(Written request) Reproduce exactly, with no pictures, each line from the opening of the material down through the line containing "-19.2, -19.5, -19.8];".

(Information supplied)

######

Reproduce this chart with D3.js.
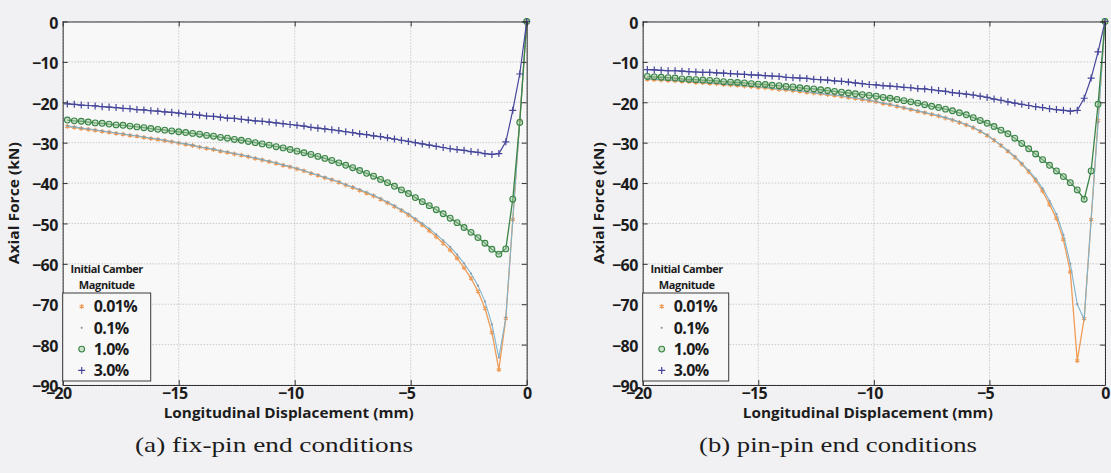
<!DOCTYPE html>
<html>
<head>
<meta charset="utf-8">
<script src="https://cdn.jsdelivr.net/npm/d3@7"></script>
<style>
    body { margin: 0; background: #f1f1f3; }
    .tick text { font-family: "Open Sans", Lato, sans-serif; font-weight: bold; font-size: 16px; letter-spacing: -0.6px; fill: #1c1c1c; }
    .tick line { stroke: #333; }
    .domain { stroke: #333; }
    .grid-line { stroke: #b4b4b8; stroke-width: 1; stroke-dasharray: 1,2; }
    .axis-label { font-family: "Open Sans", Lato, sans-serif; font-weight: bold; fill: #1c1c1c; }
    .caption { font-family: "Liberation Serif", "DejaVu Serif", serif; font-size: 21px; fill: #1c1c1c; }
    .legend-text { font-family: "Open Sans", Lato, sans-serif; font-weight: bold; font-size: 16px; letter-spacing: -0.6px; fill: #1c1c1c; }
    .legend-title { font-family: "Open Sans", Lato, sans-serif; font-weight: bold; font-size: 11px; letter-spacing: -0.4px; fill: #1c1c1c; }
</style>
</head>
<body>
<div id="chart"></div>
<script>
// longitudinal displacement (mm), same steps for every run
var displacement = [0, -0.3, -0.6, -0.9, -1.2, -1.5, -1.8, -2.1, -2.4, -2.7, -3.0, -3.3, -3.6, -3.9, -4.2, -4.5, -4.8,
    -5.1, -5.4, -5.7, -6.0, -6.3, -6.6, -6.9, -7.2, -7.5, -7.8, -8.1, -8.4, -8.7, -9.0, -9.3, -9.6, -9.9, -10.2, -10.5,
    -10.8, -11.1, -11.4, -11.7, -12.0, -12.3, -12.6, -12.9, -13.2, -13.5, -13.8, -14.1, -14.4, -14.7, -15.0, -15.3,
    -15.6, -15.9, -16.2, -16.5, -16.8, -17.1, -17.4, -17.7, -18.0, -18.3, -18.6, -18.9, -19.2, -19.5, -19.8];

// (a) fix-pin, axial force (kN)
var fixPin001 = [0, -24.5, -49.0, -73.5, -86.2, -77.0, -71.0, -66.8, -63.6, -61.0, -58.6, -56.6, -54.9, -53.3, -51.8,
    -50.4, -49.1, -47.9, -46.8, -45.8, -44.9, -44.0, -43.2, -42.5, -41.8, -41.1, -40.5, -39.8, -39.2, -38.7, -38.1,
    -37.6, -37.0, -36.5, -36.0, -35.6, -35.1, -34.7, -34.3, -33.9, -33.5, -33.1, -32.8, -32.4, -32.1, -31.7, -31.4,
    -31.1, -30.7, -30.4, -30.1, -29.8, -29.5, -29.2, -29.0, -28.7, -28.4, -28.2, -27.9, -27.7, -27.4, -27.2, -26.9,
    -26.7, -26.5, -26.2, -26.0];
var fixPin01 = [0, -24.6, -49.2, -73.3, -83.2, -75.0, -69.3, -65.4, -62.4, -59.9, -57.7, -55.8, -54.2, -52.7, -51.3,
    -50.0, -48.8, -47.6, -46.6, -45.6, -44.7, -43.8, -43.0, -42.3, -41.6, -41.0, -40.4, -39.7, -39.1, -38.6, -38.0,
    -37.5, -36.9, -36.4, -35.9, -35.5, -35.0, -34.6, -34.2, -33.8, -33.4, -33.0, -32.7, -32.3, -32.0, -31.6, -31.3,
    -31.0, -30.6, -30.3, -30.0, -29.7, -29.4, -29.1, -28.9, -28.6, -28.3, -28.1, -27.8, -27.6, -27.3, -27.1, -26.8,
    -26.6, -26.4, -26.1, -25.9];
var fixPin10 = [0, -25.0, -44.0, -56.3, -57.6, -56.4, -54.9, -53.5, -52.2, -51.0, -49.8, -48.7, -47.6, -46.6, -45.6,
    -44.6, -43.6, -42.6, -41.7, -40.8, -39.9, -39.1, -38.3, -37.6, -36.9, -36.2, -35.6, -35.0, -34.4, -33.9, -33.4,
    -32.9, -32.5, -32.1, -31.7, -31.3, -31.0, -30.6, -30.3, -30.0, -29.7, -29.4, -29.2, -28.9, -28.7, -28.4, -28.2,
    -27.9, -27.7, -27.5, -27.3, -27.1, -26.9, -26.7, -26.5, -26.3, -26.1, -25.9, -25.7, -25.6, -25.4, -25.2, -25.1,
    -24.9, -24.7, -24.6, -24.4];
var fixPin30 = [0, -13.0, -22.0, -29.8, -32.7, -32.9, -32.7, -32.4, -32.2, -31.9, -31.7, -31.5, -31.2, -30.9, -30.6,
    -30.3, -30.0, -29.7, -29.4, -29.1, -28.8, -28.5, -28.3, -28.0, -27.8, -27.5, -27.3, -27.0, -26.8, -26.6, -26.4,
    -26.2, -25.9, -25.7, -25.5, -25.3, -25.1, -24.9, -24.7, -24.6, -24.4, -24.2, -24.0, -23.9, -23.7, -23.5, -23.4,
    -23.2, -23.0, -22.9, -22.7, -22.5, -22.4, -22.2, -22.1, -21.9, -21.8, -21.6, -21.5, -21.3, -21.2, -21.1, -20.9,
    -20.8, -20.7, -20.5, -20.4];

// (b) pin-pin, axial force (kN)
var pinPin001 = [0, -24.5, -49.0, -73.5, -84.0, -62.0, -54.0, -48.8, -45.3, -42.0, -39.4, -37.2, -35.3, -33.6, -32.1,
    -30.7, -29.4, -28.2, -27.2, -26.3, -25.6, -25.0, -24.4, -23.9, -23.4, -23.0, -22.6, -22.2, -21.8, -21.4, -21.0,
    -20.6, -20.3, -19.9, -19.6, -19.3, -19.0, -18.8, -18.5, -18.3, -18.1, -17.9, -17.7, -17.5, -17.3, -17.1, -16.9,
    -16.8, -16.6, -16.4, -16.3, -16.1, -16.0, -15.8, -15.7, -15.6, -15.4, -15.3, -15.2, -15.1, -14.9, -14.8, -14.7,
    -14.6, -14.5, -14.4, -14.3];
var pinPin01 = [0, -25.0, -49.1, -73.8, -70.0, -60.0, -52.8, -47.7, -44.4, -41.3, -38.9, -36.9, -35.1, -33.4, -32.0,
    -30.6, -29.3, -28.1, -27.1, -26.2, -25.5, -24.9, -24.3, -23.8, -23.3, -22.9, -22.5, -22.1, -21.7, -21.3, -20.9,
    -20.5, -20.2, -19.8, -19.5, -19.2, -18.9, -18.7, -18.4, -18.2, -18.0, -17.8, -17.6, -17.4, -17.2, -17.0, -16.8,
    -16.7, -16.5, -16.3, -16.2, -16.0, -15.9, -15.7, -15.6, -15.5, -15.3, -15.2, -15.1, -15.0, -14.8, -14.7, -14.6,
    -14.5, -14.4, -14.3, -14.2];
var pinPin10 = [0, -20.5, -37.0, -44.0, -41.7, -39.9, -38.4, -37.0, -35.6, -34.2, -32.8, -31.5, -30.2, -28.9, -27.8,
    -26.9, -26.0, -25.2, -24.5, -23.8, -23.1, -22.6, -22.1, -21.7, -21.3, -21.0, -20.6, -20.2, -19.9, -19.6, -19.3,
    -19.0, -18.8, -18.5, -18.3, -18.1, -17.9, -17.7, -17.5, -17.3, -17.1, -16.9, -16.7, -16.6, -16.4, -16.2, -16.1,
    -15.9, -15.8, -15.6, -15.5, -15.4, -15.2, -15.1, -15.0, -14.9, -14.7, -14.6, -14.5, -14.4, -14.3, -14.2, -14.0,
    -13.9, -13.8, -13.7, -13.6];
var pinPin30 = [0, -7.5, -14.0, -19.0, -22.0, -22.2, -22.0, -21.8, -21.6, -21.3, -21.1, -20.8, -20.5, -20.2, -19.9,
    -19.5, -19.2, -18.8, -18.5, -18.2, -18.0, -17.8, -17.6, -17.3, -17.1, -16.9, -16.7, -16.6, -16.4, -16.3, -16.1,
    -16.0, -15.9, -15.7, -15.6, -15.4, -15.2, -15.0, -14.8, -14.7, -14.5, -14.4, -14.3, -14.1, -14.0, -13.9, -13.8,
    -13.6, -13.5, -13.4, -13.3, -13.2, -13.1, -13.0, -12.9, -12.8, -12.7, -12.6, -12.6, -12.5, -12.4, -12.3, -12.2,
    -12.2, -12.1, -12.0, -11.9];

var camberLabels = ["0.01%", "0.1%", "1.0%", "3.0%"];
var forceTicks = [0, -10, -20, -30, -40, -50, -60, -70, -80, -90];
var dispTicks = [-20, -15, -10, -5, 0];
var xTitle = "Longitudinal Displacement (mm)";
var yTitle = "Axial Force (kN)";
var legendTitle = ["Initial Camber", "Magnitude"];
var captions = ["(a)  fix-pin end conditions", "(b)  pin-pin end conditions"];

// look of each camber run
var seriesStyle = [
    {color: "#ee9c58", width: 1.3, marker: "asterisk"},
    {color: "#7fb4cc", width: 1.1, marker: "dot"},
    {color: "#3a8446", width: 1.3, marker: "circle"},
    {color: "#46469a", width: 1.2, marker: "plus"}
];

var svg = d3.select("#chart").append("svg")
    .attr("width", 1111)
    .attr("height", 473);

function drawMarkers(g, pts, style, x, y) {
    var sel = g.selectAll(".m").data(pts).enter();
    if (style.marker === "circle") {
        sel.append("circle")
            .attr("cx", function(d) { return x(d.x); })
            .attr("cy", function(d) { return y(d.y); })
            .attr("r", 2.9)
            .attr("fill", "#9fc7a0")
            .attr("fill-opacity", 0.5)
            .attr("stroke", style.color)
            .attr("stroke-width", 1.1);
    } else if (style.marker === "dot") {
        sel.append("circle")
            .attr("cx", function(d) { return x(d.x); })
            .attr("cy", function(d) { return y(d.y); })
            .attr("r", 1.1)
            .attr("fill", "#8a9aa6");
    } else {
        var type = style.marker === "plus" ? (d3.symbolPlus || d3.symbolCross) : (d3.symbolAsterisk || d3.symbolStar);
        var sym = d3.symbol().type(type).size(style.marker === "plus" ? 18 : 16);
        sel.append("path")
            .attr("transform", function(d) { return "translate(" + x(d.x) + "," + y(d.y) + ")"; })
            .attr("d", sym)
            .attr("fill", d3.symbolPlus ? "none" : style.color)
            .attr("stroke", style.color)
            .attr("stroke-width", 1.2);
    }
}

function drawPanel(panel) {
    var width = panel.width, height = panel.height;

    var x = d3.scaleLinear().domain([-20, 0]).range([0, width]);
    var y = d3.scaleLinear().domain([-90, 0]).range([height, 0]);

    var g = svg.append("g")
        .attr("transform", "translate(" + panel.left + "," + panel.top + ")");

    g.append("rect")
        .attr("width", width)
        .attr("height", height)
        .attr("fill", "#f8f8f9");

    // dotted grid
    g.selectAll(".vgrid").data(dispTicks).enter().append("line")
        .attr("class", "grid-line")
        .attr("x1", function(d) { return x(d); }).attr("x2", function(d) { return x(d); })
        .attr("y1", 0).attr("y2", height);
    g.selectAll(".hgrid").data(forceTicks).enter().append("line")
        .attr("class", "grid-line")
        .attr("x1", 0).attr("x2", width)
        .attr("y1", function(d) { return y(d); }).attr("y2", function(d) { return y(d); });

    var line = d3.line()
        .x(function(d) { return x(d.x); })
        .y(function(d) { return y(d.y); });

    panel.series.forEach(function(values, i) {
        var pts = displacement.map(function(dx, k) { return {x: dx, y: values[k]}; });
        var style = seriesStyle[i];
        var sg = g.append("g").attr("class", "series");
        sg.append("path")
            .attr("d", line(pts))
            .attr("fill", "none")
            .attr("stroke", style.color)
            .attr("stroke-width", style.width);
        drawMarkers(sg, pts, style, x, y);
    });

    // axes, ticks pointing inwards on all four sides
    g.append("g")
        .attr("transform", "translate(0," + height + ")")
        .call(d3.axisBottom(x).tickValues(dispTicks).tickSizeInner(-5).tickSizeOuter(0).tickPadding(3))
        .selectAll("text")
        .attr("dx", function(d) { return d < 0 ? "-0.28em" : 0; });
    g.append("g")
        .call(d3.axisTop(x).tickValues(dispTicks).tickSizeInner(-5).tickSizeOuter(0).tickFormat(""));
    g.append("g")
        .call(d3.axisLeft(y).tickValues(forceTicks).tickSizeInner(-5).tickSizeOuter(0).tickPadding(5))
        .selectAll("text")
        .attr("dy", "0.42em");
    g.append("g")
        .attr("transform", "translate(" + width + ",0)")
        .call(d3.axisRight(y).tickValues(forceTicks).tickSizeInner(-5).tickSizeOuter(0).tickFormat(""));

    g.append("text")
        .attr("class", "axis-label")
        .attr("x", width / 2 - 6)
        .attr("y", height + 33)
        .attr("text-anchor", "middle")
        .style("font-size", "14px")
        .attr("textLength", 250)
        .attr("lengthAdjust", "spacingAndGlyphs")
        .text(xTitle);

    g.append("text")
        .attr("class", "axis-label")
        .attr("transform", "translate(" + panel.yTitleX + "," + (height / 2) + ") rotate(-90)")
        .attr("text-anchor", "middle")
        .attr("dy", "0.35em")
        .style("font-size", "15px")
        .attr("textLength", 122)
        .attr("lengthAdjust", "spacingAndGlyphs")
        .text(yTitle);

    // legend
    var lg = g.append("g").attr("class", "legend");
    var boxTop = 271.5, rowGap = 21.3;
    lg.append("rect")
        .attr("x", 0)
        .attr("y", boxTop)
        .attr("width", panel.legendWidth)
        .attr("height", 88)
        .attr("fill", "#f8f8f9")
        .attr("stroke", "#3a3a3a")
        .attr("stroke-width", 1);
    legendTitle.forEach(function(t, i) {
        lg.append("text")
            .attr("class", "legend-title")
            .attr("x", 44)
            .attr("y", boxTop - 20 + i * 16)
            .attr("text-anchor", "middle")
            .text(t);
    });
    camberLabels.forEach(function(label, i) {
        var cy = boxTop + 13.5 + i * rowGap;
        var style = seriesStyle[i];
        drawMarkers(lg.append("g"), [{x: -20, y: 0}], style,
            function() { return 19; }, function() { return cy; });
        lg.append("text")
            .attr("class", "legend-text")
            .attr("x", 31)
            .attr("y", cy)
            .attr("dy", "0.36em")
            .text(label);
    });

    svg.append("text")
        .attr("class", "caption")
        .attr("x", panel.captionX)
        .attr("y", 452)
        .attr("text-anchor", "middle")
        .attr("textLength", 278)
        .attr("lengthAdjust", "spacingAndGlyphs")
        .text(panel.caption);
}

drawPanel({left: 62.7, top: 21.5, width: 464, height: 363.5,
    series: [fixPin001, fixPin01, fixPin10, fixPin30],
    yTitleX: -49, legendWidth: 88, caption: captions[0], captionX: 274});
drawPanel({left: 642.7, top: 21.5, width: 462.3, height: 363.5,
    series: [pinPin001, pinPin01, pinPin10, pinPin30],
    yTitleX: -44, legendWidth: 86, caption: captions[1], captionX: 838});
</script>
</body>
</html>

######

(Task response)
Reproduce this chart with D3.js.
<!DOCTYPE html>
<html>
<head>
<meta charset="utf-8">
<script src="https://cdn.jsdelivr.net/npm/d3@7"></script>
<style>
    body { margin: 0; background: #f1f1f3; }
    .tick text { font-family: "Open Sans", Lato, sans-serif; font-weight: bold; font-size: 16px; letter-spacing: -0.6px; fill: #1c1c1c; }
    .tick line { stroke: #333; }
    .domain { stroke: #333; }
    .grid-line { stroke: #b4b4b8; stroke-width: 1; stroke-dasharray: 1,2; }
    .axis-label { font-family: "Open Sans", Lato, sans-serif; font-weight: bold; fill: #1c1c1c; }
    .caption { font-family: "Liberation Serif", "DejaVu Serif", serif; font-size: 21px; fill: #1c1c1c; }
    .legend-text { font-family: "Open Sans", Lato, sans-serif; font-weight: bold; font-size: 16px; letter-spacing: -0.6px; fill: #1c1c1c; }
    .legend-title { font-family: "Open Sans", Lato, sans-serif; font-weight: bold; font-size: 11px; letter-spacing: -0.4px; fill: #1c1c1c; }
</style>
</head>
<body>
<div id="chart"></div>
<script>
// longitudinal displacement (mm), same steps for every run
var displacement = [0, -0.3, -0.6, -0.9, -1.2, -1.5, -1.8, -2.1, -2.4, -2.7, -3.0, -3.3, -3.6, -3.9, -4.2, -4.5, -4.8,
    -5.1, -5.4, -5.7, -6.0, -6.3, -6.6, -6.9, -7.2, -7.5, -7.8, -8.1, -8.4, -8.7, -9.0, -9.3, -9.6, -9.9, -10.2, -10.5,
    -10.8, -11.1, -11.4, -11.7, -12.0, -12.3, -12.6, -12.9, -13.2, -13.5, -13.8, -14.1, -14.4, -14.7, -15.0, -15.3,
    -15.6, -15.9, -16.2, -16.5, -16.8, -17.1, -17.4, -17.7, -18.0, -18.3, -18.6, -18.9, -19.2, -19.5, -19.8];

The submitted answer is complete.